Either you use command line (but you cannot click on the graphs):

Rscript step4-graphVolcanoAndMAP.R example/configFileRNAseq_step4DFL_hoxdAndaround.R

Or you open step4-graphVolcanoAndMAP.R in RStudio, click on the source button (top right). A window will be opened and you will need to choose the config file. You will see messages or errors. If you put click <- T, then a graph will be display in the graph part of RStudio, you will be able to click on dots and when you finished, press ESC. When you see back the > symbol. This means it is done.

Additional info

Gene contribution to PCA

  • The PCA is a simplification of your data based on the variance (the mean level of expression is totally omitted): instead of having one dimension per gene you have one dimension per principal component.
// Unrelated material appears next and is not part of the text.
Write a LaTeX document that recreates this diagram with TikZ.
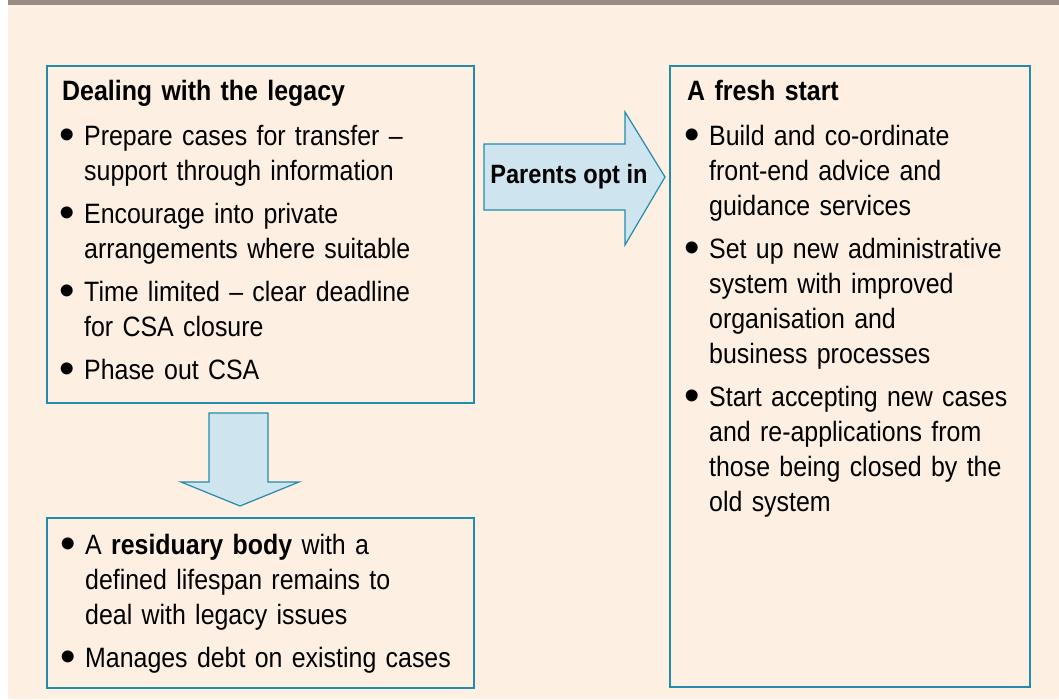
\documentclass[tikz,border=0pt]{standalone}
\usepackage{fontspec}
\setmainfont{Liberation Sans}[FakeStretch=0.89]
\newfontfamily\bulletfont{Liberation Sans}
\usetikzlibrary{positioning}

\definecolor{cream}{RGB}{253,240,226}
\definecolor{topbar}{RGB}{151,139,130}
\definecolor{tealline}{RGB}{35,140,172}
\definecolor{arrowblue}{RGB}{206,228,238}

\newcommand{\bodyfont}{\fontsize{28}{35}\selectfont}
\newcommand{\bulletmark}{\hspace{-2.5pt}\raisebox{-4pt}{\bulletfont\fontsize{44}{35}\selectfont\textbullet}}
\newcommand{\bulletline}{\noindent\hangindent=22pt\hangafter=1\makebox[22pt][l]{\bulletmark}}
\newcommand{\bitem}{\par\vspace{8pt}\bulletline}

\tikzset{panel/.style={draw=tealline, line width=1.5pt, fill=cream,
                       inner sep=0pt, anchor=north west},
         blockarrow/.style={draw=tealline, line width=1.2pt,
                            fill=arrowblue, line join=miter},
         panetext/.style={anchor=base west, inner sep=0pt,
                          text width=#1, align=left, font=\bodyfont}}

\begin{document}
\begin{tikzpicture}[x=1pt, y=-1pt]

  %%%%%%%%%%%%%%%%%%%%%%%%%%%%%%
  % page
  \useasboundingbox (0, 0) rectangle (1059, 699);
  \fill[cream] (8, 0) rectangle (1059, 699);
  \fill[topbar] (8, 0) rectangle (1059, 5);

  %%%%%%%%%%%%%%%%%%%%%%%%%%%%%%
  % boxes
  \node (legacy) at (46, 65) [panel, minimum width=427pt, minimum height=337pt] {};
  \node (residual) at (46, 517) [panel, minimum width=427pt, minimum height=170pt] {};
  \node (fresh) at (669, 65) [panel, minimum width=360pt, minimum height=621pt] {};

  %%%%%%%%%%%%%%%%%%%%%%%%%%%%%%
  % texts
  \node (legacy_txt) at (62, 100) [panetext=400pt] {%
    \noindent\textbf{Dealing with the legacy}\par\vspace{2pt}
    \bitem Prepare cases for transfer --\newline support through information
    \bitem Encourage into private\newline arrangements where suitable
    \bitem Time limited -- clear deadline\newline for CSA closure
    \bitem Phase out CSA\par};

  \node (residual_txt) at (63, 554) [panetext=400pt] {%
    \bulletline A \textbf{residuary body} with a\newline defined lifespan remains to\newline deal with legacy issues
    \bitem Manages debt on existing cases\par};

  \node (fresh_txt) at (687, 100) [panetext=340pt] {%
    \noindent\textbf{A fresh start}\par\vspace{2pt}
    \bitem Build and co-ordinate\newline front-end advice and\newline guidance services
    \bitem Set up new administrative\newline system with improved\newline organisation and\newline business processes
    \bitem Start accepting new cases\newline and re-applications from\newline those being closed by the\newline old system\par};

  %%%%%%%%%%%%%%%%%%%%%%%%%%%%%%
  % arrows
  \draw[blockarrow] (484, 144) -- (625, 144) -- (625, 112) -- (665, 177)
    -- (625, 245) -- (625, 210) -- (484, 210) -- cycle;
  \node (optin) at (569, 177) [font=\fontsize{26.5}{35}\selectfont\bfseries, inner sep=0pt] {Parents opt in};

  \draw[blockarrow] (209, 413) -- (268, 413) -- (268, 482) -- (299, 482)
    -- (240, 506) -- (181, 482) -- (209, 482) -- cycle;

\end{tikzpicture}
\end{document}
By default in R you have 8 components but the most important ones are usually the first, the second and sometimes the third.
  • The most important things in a PCA are the coordinates of each sample in this new space (PC1, PC2 and sometimes PC3).
  • You can also take advantage of this transformation to highlight genes that contributed the most to each of the component. For example, imagine you have 2 types of tissue and 2 genotypes. If the PC1 spread among tissue and PC2 among genotype, you may be interested to know which genes are hidden in the PC1 and which are hidden in the PC2.
  • This information is in the geneContributionToPCA.txt table. For each gene you have the proportion of its contribution to each component. If you sort them for PC1 for example the genes with highest values are the one that have strong difference between the tissues and for PC2 difference between genotypes.

Correlation matrix

  • Distance:
    • By default: The matrix is based on the Euclidean distance or spearman correlation (1-cor).
    • To change it: Open the file created after the third script have been launched with all command lines. Look for the line containing: sampleDists <- dist(t(rldata),method="euclidean") and replace by sampleDists <- dist(t(rldata),method="blablabla") (see here for the possible methods).
  • Clustering:
    • By default: The clustering method of the first cluster is "complete" this mean that the distance between two clusters is the maximum distance between individuals. Then it is ward.
    • To change it: Open the file created after the third script have been launched with all command lines. Look for the line containing: clustering_method="complete" and replace by clustering_method="blablabla" (see here for the possible methods).